Winter at June Lake

On Saturday morning I ventured up to an area near Mount St. Helens not knowing if I’d be hiking or snowshoeing.  It was cold and rainy at lower elevations, so I was banking on snow higher up.  That turned out to be the case. There was white stuff steadily falling when I was within a few miles of my destination. I was happy to see it.  Fresh snowfall is beautiful, plus it’s something that we’ve been needing.  When I reached the parking area there were a handful of snowmobilers getting ready to roll.  We were all excited to get out and enjoy the snowy, serene landscape.  I strapped on my snowshoes, threw on my pack, and off I went.  Trekking wasn’t bad at first since I was following a path recently groomed by a few snowmobiles, but once I reached the trail to June Lake, I had my work cut out for me.  I was in charge of making fresh tracks.  It sounds cool, right, but holy shit, it’s a ton of work.  I’d go about 25 steps and have to rest.  My snowshoes were sinking in about a foot.  I thought I was in decent shape, but this was kicking my ass.  A little way in I passed a primitive encampment tactfully thrown together with tarps.  I heard some noise from inside as I approached, but didn’t see anyone.  I kept moving.  It was a slow-go, but the alluring snow-covered landscape kept me invigorated.  Once at the lake, I was like, ahh.  It felt good to rest.  I took in the scenery and snapped some photos.  After spending about a ½ hour at June Lake, I decided to head back.  I really wanted to explore more of the area, but the thought of snowshoeing further didn’t sound very appealing.
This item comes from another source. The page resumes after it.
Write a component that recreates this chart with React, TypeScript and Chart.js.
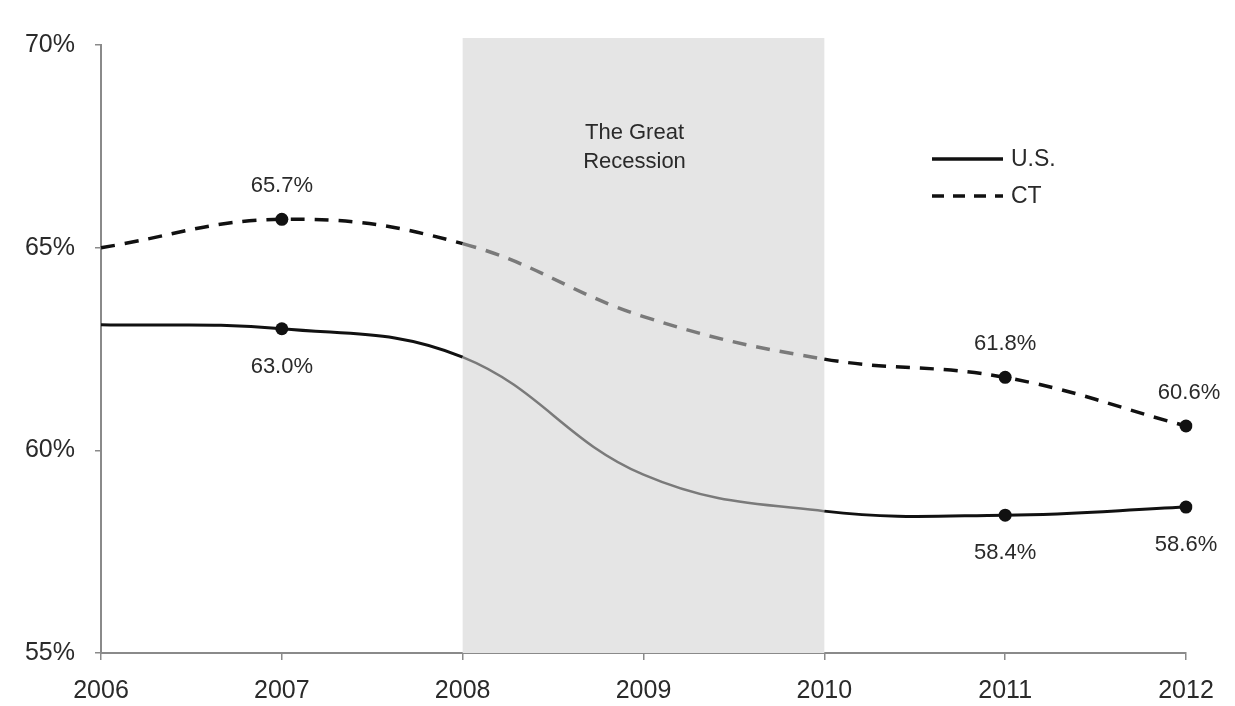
import React, { useEffect, useRef } from "react";
import { Chart, registerables } from "chart.js";

Chart.register(...registerables);

const years = ["2006", "2007", "2008", "2009", "2010", "2011", "2012"];
const usValues = [63.1, 63.0, 62.3, 59.4, 58.5, 58.4, 58.6];
const ctValues = [65.0, 65.7, 65.1, 63.3, 62.25, 61.8, 60.6];
const usLabels = ["", "63.0%", "", "", "", "58.4%", "58.6%"];
const ctLabels = ["", "65.7%", "", "", "", "61.8%", "60.6%"];
const markerRadius = [0, 6.5, 0, 0, 0, 6.5, 6.5];
const yTicks = [55, 60, 65, 70];
const recessionStart = 2;
const recessionEnd = 4;
const recessionText = ["The Great", "Recession"];
const legendNames = ["U.S.", "CT"];

const FONT = "'Liberation Sans', Arial, Helvetica, sans-serif";
const TEXT = "#2a2a2a";
const AXIS = "#8a8a8a";
const INRECESSION = "#7a7a7a";

export default function App() {
  const ref = useRef<HTMLCanvasElement | null>(null);

  useEffect(() => {
    if (!ref.current) return;

    const inRec = (c: any) =>
      c.p0DataIndex >= recessionStart && c.p1DataIndex <= recessionEnd;

    const recessionPlugin = {
      id: "recession",
      beforeDatasetsDraw(chart: any) {
        const { ctx, chartArea, scales } = chart;
        const x0 = scales.x.getPixelForValue(recessionStart);
        const x1 = scales.x.getPixelForValue(recessionEnd);
        ctx.save();
        ctx.fillStyle = "#e5e5e5";
        ctx.fillRect(x0, chartArea.top - 7, x1 - x0, chartArea.bottom - chartArea.top + 7);
        ctx.fillStyle = TEXT;
        ctx.font = `22px ${FONT}`;
        ctx.textAlign = "center";
        ctx.textBaseline = "middle";
        const cx = (x0 + x1) / 2 - 9;
        ctx.fillText(recessionText[0], cx, chartArea.top + 88);
        ctx.fillText(recessionText[1], cx, chartArea.top + 117);
        ctx.restore();
      },
    };

    const labelsPlugin = {
      id: "pointLabels",
      afterDatasetsDraw(chart: any) {
        const { ctx } = chart;
        ctx.save();
        ctx.fillStyle = TEXT;
        ctx.font = `22px ${FONT}`;
        ctx.textAlign = "center";
        ctx.textBaseline = "middle";
        const usMeta = chart.getDatasetMeta(0);
        const ctMeta = chart.getDatasetMeta(1);
        usLabels.forEach((t, i) => {
          if (!t) return;
          const p = usMeta.data[i];
          ctx.fillText(t, p.x, p.y + 38);
        });
        ctLabels.forEach((t, i) => {
          if (!t) return;
          const p = ctMeta.data[i];
          ctx.fillText(t, p.x + (i === 6 ? 3 : 0), p.y - 33);
        });
        // legend
        const lx = 932;
        const ly = [159, 196];
        ctx.strokeStyle = "#111";
        ctx.lineWidth = 3.5;
        ctx.setLineDash([]);
        ctx.beginPath();
        ctx.moveTo(lx, ly[0]);
        ctx.lineTo(lx + 71, ly[0]);
        ctx.stroke();
        ctx.setLineDash([12, 9]);
        ctx.beginPath();
        ctx.moveTo(lx, ly[1]);
        ctx.lineTo(lx + 71, ly[1]);
        ctx.stroke();
        ctx.setLineDash([]);
        ctx.textAlign = "left";
        ctx.font = `23px ${FONT}`;
        ctx.fillText(legendNames[0], lx + 79, ly[0] + 1);
        ctx.fillText(legendNames[1], lx + 79, ly[1] + 1);
        ctx.restore();
      },
    };

    const chart = new Chart(ref.current, {
      type: "line",
      data: {
        labels: years,
        datasets: [
          {
            label: legendNames[0],
            data: usValues,
            borderColor: "#111",
            borderWidth: 3,
            tension: 0.4,
            pointRadius: markerRadius,
            pointBackgroundColor: "#111",
            pointBorderColor: "#111",
            pointBorderWidth: 0,
            segment: {
              borderColor: (c: any) => (inRec(c) ? INRECESSION : "#111"),
              borderWidth: (c: any) => (inRec(c) ? 2.5 : 3),
            },
          },
          {
            label: legendNames[1],
            data: ctValues,
            borderColor: "#111",
            borderWidth: 3.5,
            borderDash: [14, 10],
            tension: 0.4,
            pointRadius: markerRadius,
            pointBackgroundColor: "#111",
            pointBorderColor: "#111",
            pointBorderWidth: 0,
            segment: {
              borderColor: (c: any) => (inRec(c) ? INRECESSION : "#111"),
            },
          },
        ],
      },
      options: {
        responsive: false,
        animation: false,
        layout: { padding: { left: 0, top: 45, right: 49, bottom: 0 } },
        plugins: {
          legend: { display: false },
          tooltip: { enabled: false },
        },
        scales: {
          x: {
            offset: false,
            grid: {
              drawOnChartArea: false,
              drawTicks: true,
              tickLength: 7,
              color: AXIS,
              lineWidth: 1.5,
            },
            border: { color: AXIS, width: 2 },
            ticks: {
              color: TEXT,
              font: { family: FONT, size: 25 },
              padding: 16,
              maxRotation: 0,
              autoSkip: false,
            },
            afterFit: (s: any) => {
              s.height = 53;
            },
          },
          y: {
            min: 55,
            max: 70,
            afterBuildTicks: (s: any) => {
              s.ticks = yTicks.map((v) => ({ value: v }));
            },
            grid: {
              drawOnChartArea: false,
              drawTicks: true,
              tickLength: 6,
              color: AXIS,
              lineWidth: 1.5,
            },
            border: { color: AXIS, width: 2 },
            ticks: {
              color: TEXT,
              font: { family: FONT, size: 25 },
              padding: 20,
              callback: (v: any) => `${v}%`,
            },
            afterFit: (s: any) => {
              s.width = 101;
            },
          },
        },
      },
      plugins: [recessionPlugin, labelsPlugin],
    });

    return () => chart.destroy();
  }, []);

  return (
    <div style={{ position: "fixed", left: 0, top: 0, width: 1235, height: 706, background: "#fff" }}>
      <canvas ref={ref} width={1235} height={706} />
    </div>
  );
}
June Lake, ISO 100, 28mm, f/16, 1/25 sec.

Lakeside, ISO 100, 24mm, f/16, 1/4 sec.
You can see the snow falling as streaks in this photo!

The return trip proved to be so much easier.  I had made somewhat of a dent in the path and it was mostly downhill.  By downhill, I mean a slight, gradual descent.  On the way back, I stopped to take another photo or two of scenes that I had bookmarked in my mind when I was heading in.  When shooting the photos, I could hear the heavy snow falling off the trees and hitting the ground.  It was the only other sound besides my breathing that I could hear in the well-insulated forest.  Along the way, I came across another guy snowshoeing with his pup.  His dog had way more kinetic energy than we two humans.  He was so excited!  After that, I finally reached the make-shift campsite that I passed at the beginning of the trail.  This time there were 2 older gentlemen and one middle-aged man getting ready to snowshoe.  They asked how the lake was.  I said it was lovely and asked them how they faired overnight.   They told me they meant to make it to the lake, but that they got a late start and didn’t end up to where they established camp until 9 pm.   They also said they stayed up until 3 am playing cards.  The youngest of the three said that it was really cold.  I told them that I was super impressed.  I hope that I can still keep on truckin’ later in life like the (2) older fellas in the group. 

Snow Cones, ISO 200, 27mm, f/8.0, 1/25 sec.

The remaining part of my mini-adventure didn’t provide anything noteworthy.  I made it back to my rig unscathed, which is always a win.  I took off my wet garments and started up my ride to warm up the cabin.  On the way down the road, I passed a cool tree grove (maybe an Ash stand) and decided to throw the truck in reverse, park on the side of the road and take a few more photos.  While I was there, a Forest Ranger pulled up in his pick-up not noticing that I was nearby.  After a brief moment he saw me, we waved at each other and he rolled on.    

Wild Woods,  ISO 100, 24mm, f/16, 1.3 sec.